Pour les essais mis en œuvre en Gironde sur le millésime 2011, les conditions extrêmes de  conservation n'ont pas d'impact significatif lors de la dégustation en vins jeunes. Il s'avère cependant qu'un maintien à température fixe (12°C) couplée à une forte couverture en SO2 permet de conserver la qualité olfactive des vins dans le temps. Ces vins présentent des notes plus florales, plus de sucrosité et d'harmonie en bouche. A l'inverse, un maintien à température variable et SO2 bas apporte plus d'amertume et des notes de réduction plus marquées que les autres conditions expérimentales.
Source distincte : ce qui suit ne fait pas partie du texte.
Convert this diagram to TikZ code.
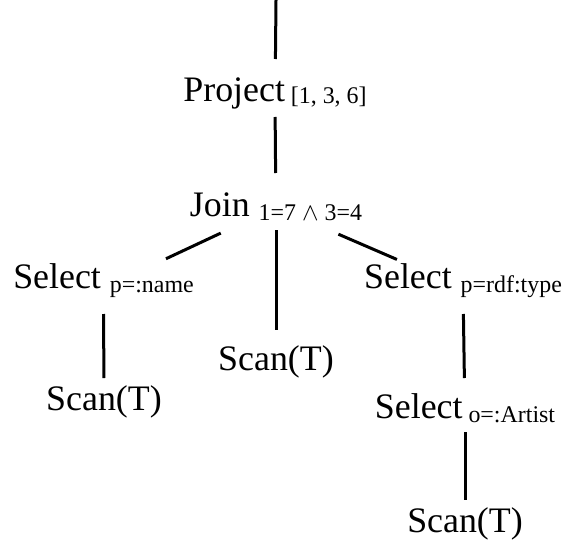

Les résultats de la dégustation en vins jeunes des essais 2012 ne permettent pas de dégager de tendance. Par contre, après un an de conservation en bouteilles, les vins sont jugés significativement  différents au niveau de la note florale; le vin issu de la modalité maintenue à température fixe (12°C) couplée à une forte couverture en SO2  s'avère plus riches en notes florales que les autres modalités.

Pour résumer

Les résultats de 2011 et 2012 sont concordants; un élevage en maintenant des températures fraiches et une couverture suffisante en SO2 permettent de prolonger la durée de vie des vins en bouteille.
Les travaux conduits dans le cadre du groupe de travail national montrent également l'intérêt de maintenir les vins à une température fraîche et stable pour réduire l'ampleur des phénomènes d'évolution. Cependant, des conditions thermiques stables ne suffisent pas à compenser totalement les évolutions liées à une couverture en SO2 libre insuffisante. Le facteur SO2 libre apparaît comme l'élément déterminant dans la réduction de l'évolution des vins pendant le stockage en cuve.
Les résultats de l'ensemble des essais du groupe national montrent que le croisement d'un niveau de SO2 élevé avec un maintien du vin à une température basse (12°C) est la condition permettant de limiter l'apparition de la couleur jaune et de préserver la couleur rouge des vins rosés. Les vins rosés gardent ainsi leurs qualités initiales plus longtemps.